Goal: Only a number is wanted: how many lines in the records below contain "uses"?

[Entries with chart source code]
#####

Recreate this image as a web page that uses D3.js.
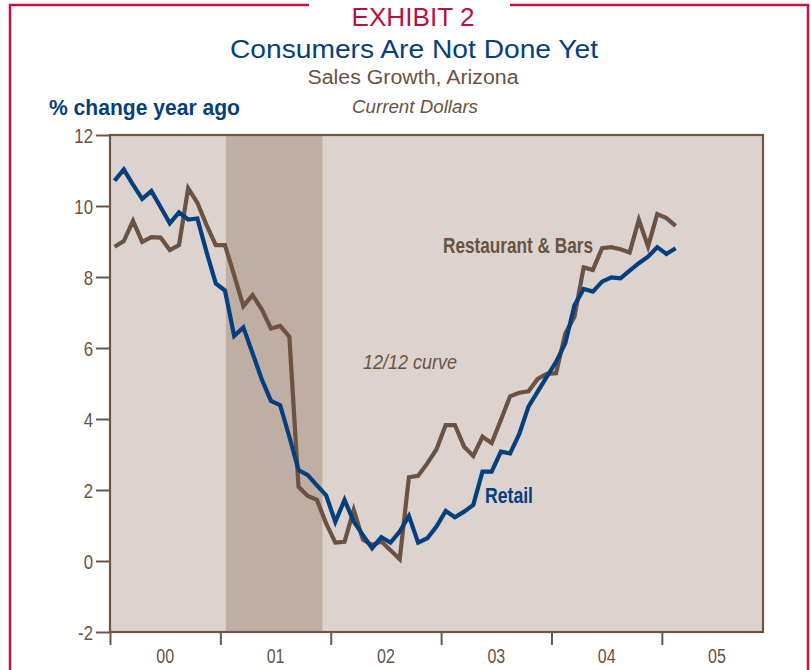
<!DOCTYPE html>
<html><head><meta charset="utf-8">
<script src="https://cdn.jsdelivr.net/npm/d3@7"></script>
<style>body{margin:0;background:#fff} svg{display:block}</style>
</head><body><svg id="c" width="811" height="670"></svg>
<script>
// Monthly data, Jan 2000 .. Feb 2005 (% change year ago, 12/12 curve)
const yearLabels = ["00","01","02","03","04","05"];
const yTicks = [-2,0,2,4,6,8,10,12];
const retail = [10.71,11.03,10.6,10.2,10.42,9.97,9.51,9.82,9.62,9.65,8.7,7.82,
  7.62,6.34,6.58,5.85,5.12,4.51,4.39,3.5,2.56,2.42,2.13,1.85,
  1.1,1.72,1.11,0.73,0.36,0.67,0.52,0.83,1.27,0.52,0.64,0.97,
  1.41,1.23,1.39,1.58,2.52,2.52,3.08,3.03,3.58,4.35,4.77,5.19,
  5.61,6.13,7.2,7.66,7.59,7.87,7.99,7.96,8.18,8.39,8.57,8.84,
  8.65,8.81];
const restaurant = [8.85,9.01,9.58,8.99,9.12,9.11,8.76,8.9,10.5,10.09,9.46,8.9,
  8.9,8.05,7.18,7.49,7.09,6.55,6.62,6.32,2.09,1.83,1.72,1.06,
  0.52,0.54,1.44,0.6,0.45,0.55,0.3,0.05,2.36,2.4,2.75,3.15,
  3.83,3.83,3.22,2.96,3.5,3.32,3.97,4.64,4.74,4.78,5.13,5.27,
  5.29,6.41,6.88,8.27,8.2,8.81,8.84,8.78,8.69,9.61,8.86,9.77,
  9.66,9.44];
const recession = [12.6, 23.1]; // months since Jan 2000

const C = {frame:"#c4123f", title:"#b8123f", navy:"#063f7e", brown:"#6b5242",
  plotBg:"#dcd3ce", shade:"#bfaea3", axis:"#6e5646"};
const FONT = "'Liberation Sans',Arial,sans-serif";

const svg = d3.select("#c");
const x = d3.scaleLinear().domain([0, 71]).range([110, 763]);
const y = d3.scaleLinear().domain([-2, 12]).range([632, 135]);

// condense text horizontally (reference uses a condensed face)
function condense(sel, k) {
  sel.each(function(){
    const L = this.getComputedTextLength();
    d3.select(this).attr("textLength", L*k).attr("lengthAdjust","spacingAndGlyphs");
  });
}
function txt(xp, yp, s, size, color, opts={}) {
  const t = svg.append("text").attr("x",xp).attr("y",yp)
    .attr("font-family",FONT).attr("font-size",size).attr("fill",color)
    .attr("text-anchor",opts.anchor||"start")
    .attr("font-weight",opts.weight||"normal").attr("font-style",opts.style||"normal").text(s);
  if (opts.w) t.attr("textLength",opts.w).attr("lengthAdjust","spacingAndGlyphs");
  return t;
}

// frame
svg.append("path").attr("fill","none").attr("stroke",C.frame).attr("stroke-width",2.5)
  .attr("d","M309,5 H10 V670 M510,5 H808 V670");

// titles
txt(413,26,"EXHIBIT 2",26.5,C.title,{anchor:"middle",w:123});
txt(414,58,"Consumers Are Not Done Yet",26.5,C.navy,{anchor:"middle",w:368});
txt(413,84,"Sales Growth, Arizona",19.5,C.brown,{anchor:"middle",w:211});
txt(415,113,"Current Dollars",18,C.brown,{anchor:"middle",style:"italic",w:126});
txt(49,115,"% change year ago",21.5,C.navy,{weight:"bold",w:191});

// plot area
svg.append("rect").attr("x",x(0)).attr("y",y(12)).attr("width",x(71)-x(0)).attr("height",y(-2)-y(12))
  .attr("fill",C.plotBg);
svg.append("rect").attr("x",x(recession[0])).attr("y",y(12)+1).attr("width",x(recession[1])-x(recession[0]))
  .attr("height",y(-2)-y(12)-2).attr("fill",C.shade);

// y axis
const yAxis = svg.append("g").attr("transform",`translate(${x(0)},0)`)
  .call(d3.axisLeft(y).tickValues(yTicks).tickSize(14).tickPadding(3).tickFormat(d => String(d)));
yAxis.select(".domain").remove();
yAxis.selectAll(".tick line").attr("stroke",C.axis).attr("stroke-width",2);
yAxis.selectAll(".tick text").attr("fill",C.brown).attr("font-family",FONT).attr("font-size",21)
  .attr("dy","0.36em").call(condense,0.8);

// x axis
const xAxis = svg.append("g").attr("transform",`translate(0,${y(-2)})`)
  .call(d3.axisBottom(x).tickValues(d3.range(0,61,12)).tickSize(13).tickFormat(""));
xAxis.select(".domain").remove();
xAxis.selectAll(".tick line").attr("stroke",C.axis).attr("stroke-width",2);
svg.append("g").selectAll("text").data(yearLabels).join("text")
  .attr("x",(d,i)=>x(i*12+6)).attr("y",663).attr("text-anchor","middle")
  .attr("font-family",FONT).attr("font-size",20).attr("fill",C.brown).text(d=>d)
  .call(condense,0.8);

// border
svg.append("rect").attr("x",x(0)).attr("y",y(12)).attr("width",x(71)-x(0)).attr("height",y(-2)-y(12))
  .attr("fill","none").attr("stroke",C.axis).attr("stroke-width",2.2);

// lines
const line = d3.line().x((d,i)=>x(i+0.5)).y(d=>y(d));
svg.append("path").datum(restaurant).attr("d",line).attr("fill","none")
  .attr("stroke",C.brown).attr("stroke-width",4.2).attr("stroke-linejoin","miter");
svg.append("path").datum(retail).attr("d",line).attr("fill","none")
  .attr("stroke",C.navy).attr("stroke-width",4.2).attr("stroke-linejoin","miter");

// annotations
txt(443,253,"Restaurant & Bars",22,C.brown,{weight:"bold",w:150});
txt(485,503,"Retail",22,C.navy,{weight:"bold",w:48});
txt(363,369,"12/12 curve",21,C.brown,{style:"italic",w:94});
</script></body></html>
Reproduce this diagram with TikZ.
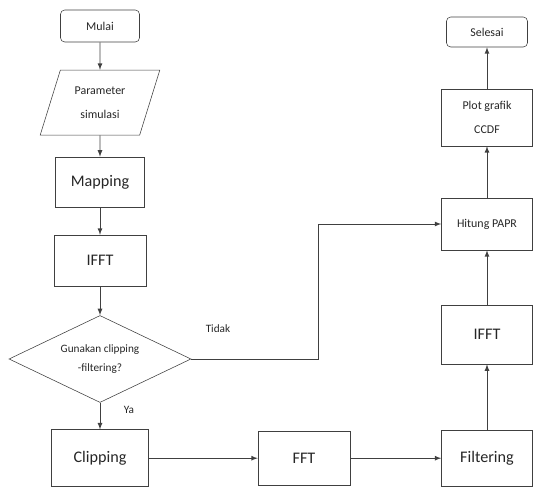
\documentclass[tikz,border=0pt]{standalone}
\usepackage{fontspec}
\setmainfont{Carlito}
\usetikzlibrary{arrows,shapes.geometric}

\tikzset{
  blok/.style={draw=black!75, text=black!85, font=\fontsize{11.5}{14}\selectfont, minimum width=2.3cm, minimum height=1.35cm, inner sep=2pt},
  kecil/.style={draw=black!75, text=black!85, font=\fontsize{8.5}{17}\selectfont, align=center, inner sep=2pt},
  teks/.style={text=black!85, font=\fontsize{8}{10}\selectfont, inner sep=0pt},
  garis/.style={draw=black!75, line width=0.6pt, -latex},
}

\begin{document}
\begin{tikzpicture}
\useasboundingbox (0,0) rectangle (13.35,12.175);
% kolom kiri
\node[kecil, rounded corners=3pt, minimum width=1.975cm, minimum height=0.8cm] (mulai) at (2.5,11.525) {Mulai};
\node[kecil, trapezium, trapezium left angle=69, trapezium right angle=111, trapezium stretches=true, minimum width=3cm, minimum height=1.625cm] (param) at (2.5,9.61) {Parameter\\simulasi};
\node[blok, minimum width=2.225cm, minimum height=1.25cm] (mapping) at (2.5,7.625) {Mapping};
\node[blok, minimum height=1.275cm] (ifft1) at (2.5,5.66) {IFFT};
\node[kecil, diamond, shape aspect=2, inner sep=0pt, font=\fontsize{8}{14}\selectfont, minimum width=4.55cm, minimum height=2.175cm] (tanya) at (2.5,3.2) {Gunakan clipping\\-filtering?};
% baris bawah
\node[blok, minimum width=2.425cm, minimum height=1.425cm] (clipping) at (2.5,0.72) {Clipping};
\node[blok] (fft) at (7.6,0.72) {FFT};
\node[blok, minimum width=2.275cm, minimum height=1.4cm] (filtering) at (12.175,0.72) {Filtering};
% kolom kanan
\node[blok, minimum width=2.275cm, minimum height=1.475cm] (ifft2) at (12.175,3.81) {IFFT};
\node[kecil, minimum width=2.275cm, minimum height=1.3cm] (papr) at (12.175,6.575) {Hitung PAPR};
\node[kecil, minimum width=2.275cm, minimum height=1.425cm, font=\fontsize{8.5}{17}\selectfont] (plot) at (12.175,9.24) {Plot grafik\\CCDF};
\node[kecil, rounded corners=3pt, minimum width=2.025cm, minimum height=0.75cm] (selesai) at (12.175,11.375) {Selesai};
% label
\node[teks] (tidak) at (5.45,3.95) {Tidak};
\node[teks] (ya) at (3.225,1.925) {Ya};
\coordinate (belok) at (7.95,6.575);
% panah
\draw[garis] (mulai) -- (param);
\draw[garis] (param) -- (mapping);
\draw[garis] (mapping) -- (ifft1);
\draw[garis] (ifft1) -- (tanya);
\draw[garis] (tanya) -- (clipping);
\draw[garis] (clipping) -- (fft);
\draw[garis] (fft) -- (filtering);
\draw[garis] (filtering) -- (ifft2);
\draw[garis] (ifft2) -- (papr);
\draw[garis] (papr) -- (plot);
\draw[garis] (plot) -- (selesai);
\draw[garis] (tanya.east) -| (belok) -- (papr.west);
\end{tikzpicture}
\end{document}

#####

Exercise result: 2